I am relatively new to chess, and wonder, what is a fast (and hopefully easy) way to learn chess board coordinates, so when I am watching a video where the commentator says 'Knight F 6' ,i know to look quickly at f6, and i don't waste time looking for coordinates on the edge of the board, or count it.

  • To the great answers I may add my own way of emphasizing within my mental image some of the key squares. For example, d5 to me is a white square for my Queen side knight. I play 1.d4 openings, so it happens a lot that the fight is always around occupying or controlling that square. f7 is the white square next to Black king that is only protected by Black king. White's easiest routes to it are Nf3-e5/g5-xf7 or Bc4-xf7+ So, instead of coordinates only, have some association and some story with each square. Or link certain squares with certain pieces that usually end up there. – Behnam Esmayli Oct 7 at 18:16

Some websites offer "coordinate drills". I'm not sure how effective they are for learning, but you can certainly give them a try. I found it to be surprisingly entertaining to try to beat my personal record number of coordinates per minute (or whatever the time limit is). Here are the two I know of, but maybe there are others (and maybe there are apps, as well):



Personally I've found that studying openings (and to a certain extent, checkmate patterns) helps learn coordinates because you start associating coordinates with certain moves, which gives each square its own "personality". For example, c4 is not just c4 anymore; it is the square where the bishop goes in the Italian game, or where the pawn goes in the queen's gambit.

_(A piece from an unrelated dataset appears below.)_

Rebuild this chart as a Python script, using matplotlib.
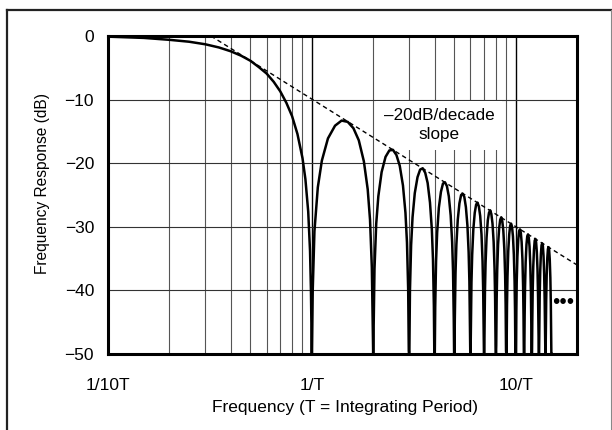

This is something that you gain through experience. One good way to obtain that kind of experience would be to buy a large game collection - for example, a modern algebraic edition of the 1953 Zurich tournament book by Bronstein - and play through them. Not only will the experience accustom you to finding each square, you'll undoubtedly learn something from playing through so many master games.

This might disappoint you but the only thing you can do in the beginning when learning coordinates is to count, since you will lack the intuition necessary to identify coordinates immediately. As you gain chess experience the intuition necessary to quickly determine the coordinates of a square will be built up to the point where you know exactly where (for instance) f6 is on the chessboard without having to think about it.

But in the beginning (as with anything else) you will have to spend some mental effort to locate squares on the chessboard by their coordinates. To make the learning process quicker you could try to incorporate identifying the coordinates of squares while playing (for instance by keeping a scoresheet of the games you play) but other than that there isn't really a quick method to just learn this without effort.